- [MATERIAL PROVIDED]:
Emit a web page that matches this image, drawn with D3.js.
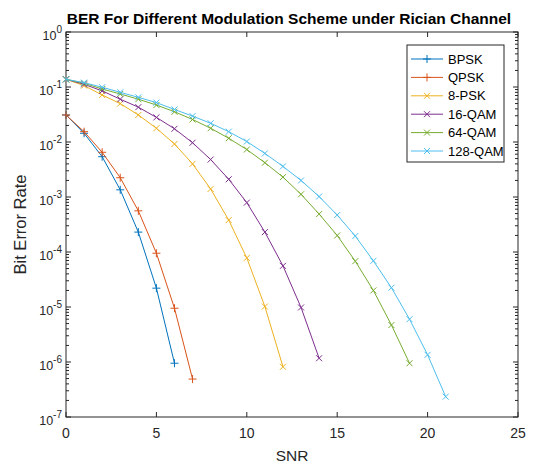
<!DOCTYPE html>
<html>
<head>
<meta charset="utf-8">
<script src="https://cdn.jsdelivr.net/npm/d3@7"></script>
<style>
  body { margin: 0; background: #fff; }
  text { font-family: "Liberation Sans", Arial, sans-serif; }
</style>
</head>
<body>
<div id="chart"></div>
<script>
let width = 534,
    height = 464,
    margin = ({ top: 32, right: 16, bottom: 47, left: 66 });

// BER, SNR = 0,1,2,...
const bpsk   = [0.031, 0.0144, 5.4e-3, 1.35e-3, 2.3e-4, 2.2e-5, 9.5e-7];
const qpsk   = [0.031, 0.0154, 6.5e-3, 2.24e-3, 5.6e-4, 9.5e-5, 9.5e-6, 4.9e-7];
const psk8   = [0.138, 0.106, 0.0716, 0.050, 0.031, 0.0178, 9.2e-3, 4.0e-3, 1.4e-3, 3.8e-4, 7.8e-5, 1.02e-5, 8.2e-7];
const qam16  = [0.138, 0.112, 0.085, 0.060, 0.043, 0.028, 0.0174, 9.7e-3, 4.8e-3, 2.1e-3, 7.9e-4, 2.3e-4, 5.6e-5, 9.8e-6, 1.17e-6];
const qam64  = [0.138, 0.117, 0.092, 0.0746, 0.060, 0.047, 0.0355, 0.0257, 0.0178, 0.0117, 7.3e-3, 4.2e-3, 2.3e-3, 1.12e-3, 4.9e-4, 2.0e-4, 6.8e-5, 2.0e-5, 4.7e-6, 9.5e-7];
const qam128 = [0.138, 0.12, 0.099, 0.080, 0.065, 0.052, 0.039, 0.0296, 0.0219, 0.0154, 0.0102, 6.2e-3, 3.6e-3, 2.0e-3, 1.02e-3, 4.7e-4, 1.95e-4, 6.9e-5, 2.24e-5, 6.0e-6, 1.35e-6, 2.34e-7];

const names   = ["BPSK", "QPSK", "8-PSK", "16-QAM", "64-QAM", "128-QAM"];
const colors  = ["#0072BD", "#D95319", "#EDB120", "#7E2F8E", "#77AC30", "#4DBEEE"];
const markers = ["plus", "plus", "cross", "cross", "cross", "cross"];
const xTicks  = [0, 5, 10, 15, 20, 25];
const yExps   = [0, -1, -2, -3, -4, -5, -6, -7];

const series = [bpsk, qpsk, psk8, qam16, qam64, qam128];

const svg = d3.select("#chart")
  .append("svg")
  .attr("width", width)
  .attr("height", height);

let x = d3.scaleLinear()
  .domain([0, 25])
  .range([margin.left, width - margin.right]);

let y = d3.scaleLog()
  .domain([1e-7, 1])
  .range([height - margin.bottom, margin.top]);

const x0 = x.range()[0], x1 = x.range()[1];
const y0 = y.range()[0], y1 = y.range()[1];

// ticks (inward, mirrored on top/right like matlab's box)
const tickG = svg.append("g").attr("stroke", "#262626").attr("stroke-width", 1);
for (let t of xTicks) {
  tickG.append("line").attr("x1", x(t)).attr("x2", x(t)).attr("y1", y0).attr("y2", y0 - 5);
  tickG.append("line").attr("x1", x(t)).attr("x2", x(t)).attr("y1", y1).attr("y2", y1 + 5);
}
for (let e of yExps) {
  let v = Math.pow(10, e);
  tickG.append("line").attr("x1", x0).attr("x2", x0 + 5).attr("y1", y(v)).attr("y2", y(v));
  tickG.append("line").attr("x1", x1).attr("x2", x1 - 5).attr("y1", y(v)).attr("y2", y(v));
  if (e > -7) {
    for (let m = 2; m < 10; m++) {
      let mv = v * m / 10;
      tickG.append("line").attr("x1", x0).attr("x2", x0 + 3).attr("y1", y(mv)).attr("y2", y(mv));
      tickG.append("line").attr("x1", x1).attr("x2", x1 - 3).attr("y1", y(mv)).attr("y2", y(mv));
    }
  }
}

svg.append("rect")
  .attr("x", x0).attr("y", y1)
  .attr("width", x1 - x0).attr("height", y0 - y1)
  .attr("fill", "none").attr("stroke", "#262626").attr("stroke-width", 1);

// tick labels
svg.append("g").selectAll("text")
  .data(xTicks)
  .join("text")
  .attr("x", d => x(d))
  .attr("y", y0 + 21)
  .attr("text-anchor", "middle")
  .attr("font-size", 14)
  .attr("fill", "#262626")
  .text(d => d);

let yl = svg.append("g").selectAll("text")
  .data(yExps)
  .join("text")
  .attr("x", x0 - 4)
  .attr("y", d => y(Math.pow(10, d)) + 8)
  .attr("text-anchor", "end")
  .attr("font-size", 12.5)
  .attr("fill", "#262626");
yl.append("tspan").text("10");
yl.append("tspan").attr("dy", -7).attr("font-size", 10).text(d => d);

// axis labels + title
svg.append("text")
  .attr("x", (x0 + x1) / 2)
  .attr("y", 461)
  .attr("text-anchor", "middle")
  .attr("font-size", 15.5)
  .attr("fill", "#262626")
  .text("SNR");

svg.append("text")
  .attr("transform", `translate(26,${(y0 + y1) / 2}) rotate(-90)`)
  .attr("text-anchor", "middle")
  .attr("font-size", 16.5)
  .attr("fill", "#262626")
  .text("Bit Error Rate");

svg.append("text")
  .attr("x", 289)
  .attr("y", 24)
  .attr("text-anchor", "middle")
  .attr("font-size", 15.5)
  .attr("font-weight", "bold")
  .attr("fill", "#000")
  .text("BER For Different Modulation Scheme under Rician Channel");

// lines and markers
let line = d3.line()
  .x((d, i) => x(i))
  .y(d => y(d));

function marker(g, type, cx, cy, color, s) {
  if (type === "plus") {
    g.append("path").attr("d", `M${cx - s},${cy}H${cx + s}M${cx},${cy - s}V${cy + s}`)
      .attr("stroke", color).attr("fill", "none");
  } else {
    let r = s * 0.75;
    g.append("path").attr("d", `M${cx - r},${cy - r}L${cx + r},${cy + r}M${cx - r},${cy + r}L${cx + r},${cy - r}`)
      .attr("stroke", color).attr("fill", "none");
  }
}

series.forEach((data, k) => {
  let g = svg.append("g");
  g.append("path")
    .datum(data)
    .attr("fill", "none")
    .attr("stroke", colors[k])
    .attr("stroke-width", 1)
    .attr("d", line);
  data.forEach((d, i) => marker(g, markers[k], x(i), y(d), colors[k], 4));
});

// legend
let lg = svg.append("g");
lg.append("rect")
  .attr("x", 407).attr("y", 45)
  .attr("width", 97).attr("height", 117)
  .attr("fill", "#fff").attr("stroke", "#262626").attr("stroke-width", 1);
names.forEach((n, k) => {
  let ly = 59 + k * 18.4;
  lg.append("line").attr("x1", 411).attr("x2", 443).attr("y1", ly).attr("y2", ly)
    .attr("stroke", colors[k]);
  marker(lg, markers[k], 427, ly, colors[k], 4);
  lg.append("text")
    .attr("x", 448).attr("y", ly + 4.5)
    .attr("font-size", 13)
    .attr("fill", "#000")
    .text(n);
});
</script>
</body>
</html>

- [DIRECTIVE]: Write out again, exactly, the lines from the start of the listing up to the line containing "width - margin.right]);", with both ends and without pictures.

- [FULL ANSWER]:
Emit a web page that matches this image, drawn with D3.js.
<!DOCTYPE html>
<html>
<head>
<meta charset="utf-8">
<script src="https://cdn.jsdelivr.net/npm/d3@7"></script>
<style>
  body { margin: 0; background: #fff; }
  text { font-family: "Liberation Sans", Arial, sans-serif; }
</style>
</head>
<body>
<div id="chart"></div>
<script>
let width = 534,
    height = 464,
    margin = ({ top: 32, right: 16, bottom: 47, left: 66 });

// BER, SNR = 0,1,2,...
const bpsk   = [0.031, 0.0144, 5.4e-3, 1.35e-3, 2.3e-4, 2.2e-5, 9.5e-7];
const qpsk   = [0.031, 0.0154, 6.5e-3, 2.24e-3, 5.6e-4, 9.5e-5, 9.5e-6, 4.9e-7];
const psk8   = [0.138, 0.106, 0.0716, 0.050, 0.031, 0.0178, 9.2e-3, 4.0e-3, 1.4e-3, 3.8e-4, 7.8e-5, 1.02e-5, 8.2e-7];
const qam16  = [0.138, 0.112, 0.085, 0.060, 0.043, 0.028, 0.0174, 9.7e-3, 4.8e-3, 2.1e-3, 7.9e-4, 2.3e-4, 5.6e-5, 9.8e-6, 1.17e-6];
const qam64  = [0.138, 0.117, 0.092, 0.0746, 0.060, 0.047, 0.0355, 0.0257, 0.0178, 0.0117, 7.3e-3, 4.2e-3, 2.3e-3, 1.12e-3, 4.9e-4, 2.0e-4, 6.8e-5, 2.0e-5, 4.7e-6, 9.5e-7];
const qam128 = [0.138, 0.12, 0.099, 0.080, 0.065, 0.052, 0.039, 0.0296, 0.0219, 0.0154, 0.0102, 6.2e-3, 3.6e-3, 2.0e-3, 1.02e-3, 4.7e-4, 1.95e-4, 6.9e-5, 2.24e-5, 6.0e-6, 1.35e-6, 2.34e-7];

const names   = ["BPSK", "QPSK", "8-PSK", "16-QAM", "64-QAM", "128-QAM"];
const colors  = ["#0072BD", "#D95319", "#EDB120", "#7E2F8E", "#77AC30", "#4DBEEE"];
const markers = ["plus", "plus", "cross", "cross", "cross", "cross"];
const xTicks  = [0, 5, 10, 15, 20, 25];
const yExps   = [0, -1, -2, -3, -4, -5, -6, -7];

const series = [bpsk, qpsk, psk8, qam16, qam64, qam128];

const svg = d3.select("#chart")
  .append("svg")
  .attr("width", width)
  .attr("height", height);

let x = d3.scaleLinear()
  .domain([0, 25])
  .range([margin.left, width - margin.right]);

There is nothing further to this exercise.